Leisure of Auteur and Amateur

by Nicole Zihua Zhang

Psychologist Mihaly Csikszentmihalyi describes a state of complete involvement and immersion in an activity as a flow experience. At a particular moment or in a particular environment, artists may feel the urge and passion to create. This emotion and motivation will drive them to fully immerse themselves in their creations, experiencing lasting joy and self-fulfilment. ‘Follow Your Heart’, curated by Yang Tange, gently reveals the freedom of creation and the relaxed flow of experience in the zigzagging museum space. The title of the exhibition is a classical and broad concept, so the curator focuses on the correspondence between “interest” and “aftertaste”. Through the narrative of folk stories, the reflexivity of art’s detachment from traditional norms is hinted at.

The narrative of the exhibition gradually transitions from the abstract to the concrete. In the first room, Zhang Wei‘s abstract experimental works combine painting with media such as shovels, light bulbs, chains and paper fan surfaces. His early experience of joining the No Name Painting Society anchored his playful energy and rebellious attitude, causing him to drift between different art forms and styles and challenge orthodox aesthetic concepts. Similarly, Liu Dongxu explores new media culture in the form of sculpture. His experimental installations, which combine organic food-grade soybeans and metal materials, deconstruct the traditional functions and meanings of objects, and attempt to fill the new spatial balance he has created with light. The works of the two artists together create an ambiguous atmosphere, like layers of clouds and mist that draw the viewer into uncertainty. It is only when you approach the works of Cao Yingbin and Han Yong that the fog slowly dissipates – the images in the works begin to take on concrete shapes. Cao Yingbin incorporates the classical forms he learned from travelling to temples, churches and art galleries into his paintings, conveying a sense of pure observation and a subtle sense of religion and sublimity through simple lines and light colours. This is a direct, unpremeditated expression of the real world, showing the inner world of the creator in a naïve, unconscious way. His paintings form a dialogue with those of Han Yong. In Han Yong‘s work, the picture is also outlined with awkward and simple thick lines, but he pays more attention to the profound language of colours, so that the paintings are full of intuitive expressions of a pious attitude and a pure religious feeling. His small paintings on ancient bricks, tiles and stone blocks guide the viewer into a mysterious scene in the form of primitivism.

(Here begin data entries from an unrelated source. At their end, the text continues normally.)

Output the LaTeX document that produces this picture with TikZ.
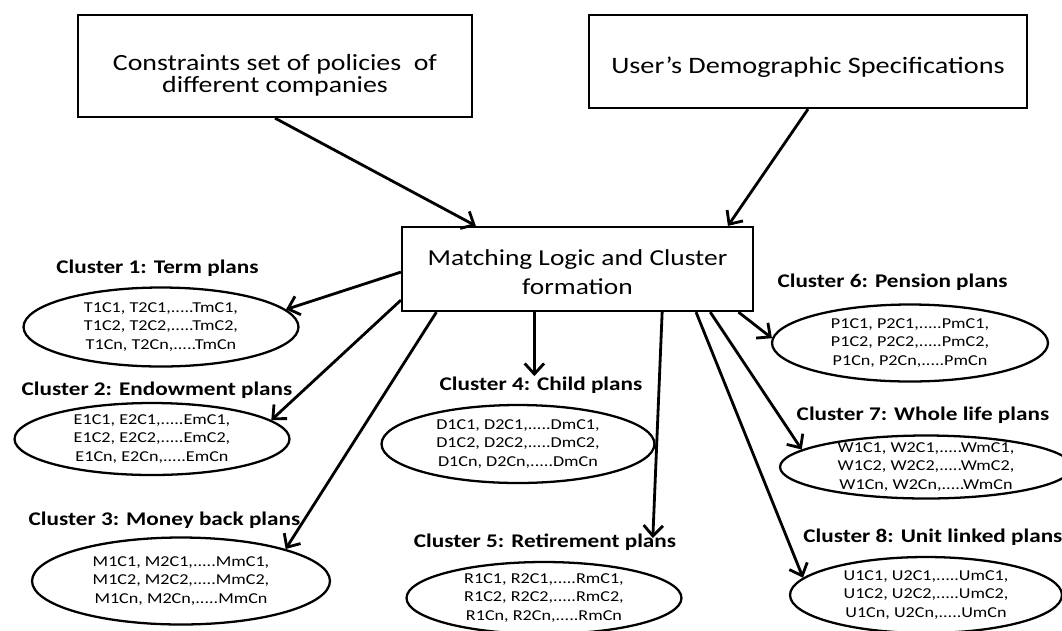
\documentclass[tikz,border=0pt]{standalone}
\usepackage{fontspec}
\setmainfont{Carlito}[FakeStretch=1.2]
\usetikzlibrary{shapes.geometric,arrows.meta,calc}

\newcommand{\planlist}[1]{#11C1, #12C1,.....#1mC1,\\#11C2, #12C2,.....#1mC2,\\#11Cn, #12Cn,.....#1mCn}

\begin{document}
\begin{tikzpicture}[x=0.02cm, y=-0.02cm,
        box/.style={rectangle, draw, line width=1.3pt, align=center, inner sep=0pt},
        plan/.style={ellipse, draw, line width=1.3pt, align=center, inner xsep=0pt, inner ysep=-3pt, font=\fontsize{8.6}{10.4}\selectfont},
        title/.style={inner sep=0pt, anchor=base, font=\fontsize{11}{13}\selectfont\bfseries},
        arr/.style={line width=1.6pt, -{Straight Barb[length=6pt,width=11pt]}}
    ]
    \useasboundingbox (0,0) rectangle (1062,630);
    \clip (0,0) rectangle (1062,630);

    % inputs and matching
    \node[box, minimum width=7.88cm, minimum height=2.04cm, font=\fontsize{13.2}{12.3}\selectfont] (constr) at (275,66) {\rule{0pt}{20pt}Constraints set of policies\ \ of\\different companies};
    \node[box, minimum width=8.76cm, minimum height=1.86cm, font=\fontsize{13.4}{16}\selectfont] (user) at (808,61.5) {\rule{0pt}{15.5pt}User’s Demographic Specifications};
    \node[box, minimum width=7.02cm, minimum height=1.68cm, font=\fontsize{13}{16.4}\selectfont] (match) at (577.5,269) {\rule{0pt}{13pt}Matching Logic and Cluster\\formation};

    % clusters
    \node[title] (l1) at (157.5,273) {Cluster 1: Term plans};
    \node[plan, minimum width=5.5cm, minimum height=1.58cm] (c1) at (161,327) {\planlist{T}};
    \node[title] (l2) at (157,395) {Cluster 2: Endowment plans};
    \node[plan, minimum width=5.5cm, minimum height=1.44cm] (c2) at (152,439) {\planlist{E}};
    \node[title] (l3) at (164.5,525) {Cluster 3: Money back plans};
    \node[plan, minimum width=5.96cm, minimum height=1.74cm] (c3) at (181,581) {\planlist{M}};
    \node[title] (l4) at (541,390) {Cluster 4: Child plans};
    \node[plan, minimum width=5.46cm, minimum height=1.56cm] (c4) at (518,444) {\planlist{D}};
    \node[title] (l5) at (545,547) {Cluster 5: Retirement plans};
    \node[plan, minimum width=5.5cm, minimum height=1.44cm] (c5) at (544,598) {\planlist{R}};
    \node[title] (l6) at (892.5,287) {Cluster 6: Pension plans};
    \node[plan, minimum width=5.52cm, minimum height=1.54cm] (c6) at (910,343) {\planlist{P}};
    \node[title] (l7) at (923,420) {Cluster 7: Whole life plans};
    \node[plan, minimum width=5.84cm, minimum height=1.26cm] (c7) at (926,467) {\planlist{W}};
    \node[title, anchor=base west] (l8) at (803,542) {Cluster 8: Unit linked plans};
    \node[plan, minimum width=5.44cm, minimum height=1.52cm] (c8) at (926,595) {\planlist{U}};

    % connectors
    \draw[arr] (constr.south) -- (match.157);
    \draw[arr] (user.south) -- (match.16);
    \draw[arr] (match.181) -- (c1.8);
    \draw[arr] (match.190) -- (c2.9);
    \draw[arr] (match.197) -- (c3.17);
    \draw[arr] (match.225) -- (match.225 |- l4.north);
    \draw[arr] (match.333) -- ($(l5.north east)!0.09!(l5.north west) + (0,5)$);
    \draw[arr] (match.345) -- (c6.178);
    \draw[arr] (match.342) -- (c7.172);
    \draw[arr] (match.340) -- (c8.172);
\end{tikzpicture}
\end{document}
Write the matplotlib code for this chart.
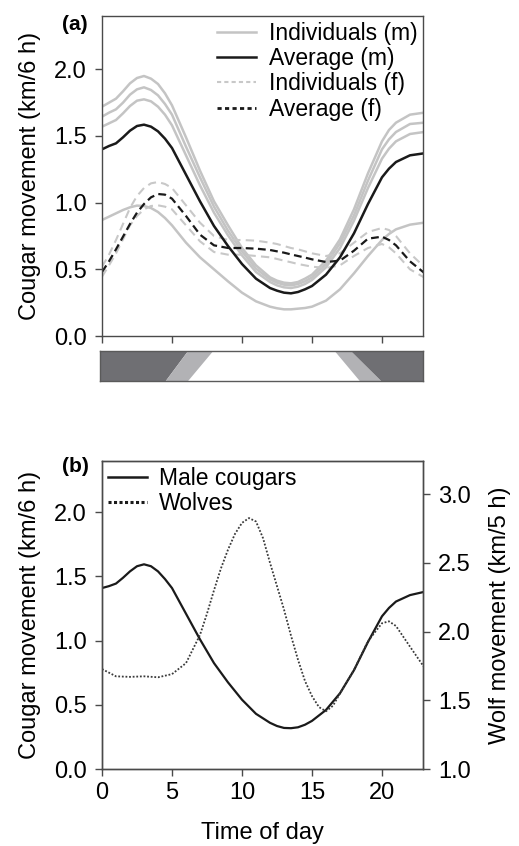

The new retelling of Journey to the West forms another layer of narrative in the exhibition. The work breaks with the characterisation of the original work and inspires the viewer’s reverie about the story’s fictionalisation, while also inviting contemplation of the logic behind the juxtaposition of these heterogeneous works. Ma Ke‘s “Journey to the West – May I Ask Where the Way is?”, blurs the perspective of the space. Through expressionist techniques, large areas of colour are used to create the feeling of dusk as the sun sets in the west. The monk Tang Seng and his four disciples become the focal point of the painting. The geometrical structure of the “small” figures dissolves any meta-narratives. The simplified drawing of Pigsy becomes an index of this escape, providing an artistic experience of wandering thoughts. ‘Nezha’s Mind’ and “Flame Mountain”, painted by Cao Yingbin 20 years ago, are like a diptych. From a distance, they appear to be a tranquil scene of water and fire. Only when you get close to the picture can you faintly see Nezha, as small as an ant, “fiercely fighting”. The artist’s temperament is bursting out. In the Monkey King series, Ding Liren‘s Monkey King wears modern clothes and uses a long pole to “do acrobatics” with insects. Now over 90 years old, he has spent his entire life creating artistic interpretations of the Journey to the West and his experiences working at the Institute of Entomology of the Chinese Academy of Sciences in the 1960s. The most thorough combination of this Chinese classical literary myth with modern artistic techniques is Zhang Guangyu‘s “A Comic Book of the Journey to the West”. He uses the name “Journey to the West” and the characters in it as a basis to satirise current issues. In the picture book, it can be seen that he uses the form of comics, and incorporates techniques such as silhouette, Egyptian art, cubism, and surrealism, to bring “Journey to the West” into a new narrative in a global context.

At the end of the main exhibition hall, paintings ‘carefully selected’ from Dafen Village in Shenzhen are on display. The curator deliberately added to the exhibition’s ‘local flavour’ to connect with the creators. Whether they are professionally trained or have acquired their skills through self-study, they can all show the original and innocent ‘naïve beauty’ in a natural state. This sense of ‘aftertaste’ draws the tone of the exhibition to a purely subjective feeling. However, the reasons for this inspiration vary from person to person, and it is difficult for us to describe the specific contours of ‘inspiration’. At this moment, from the perspective of everyday objects to classical literature, in the playfulness of language, the ‘aftertaste’ can be the self-affirmation of the person involved, or it can also be the meaning woven by the viewer on the ground.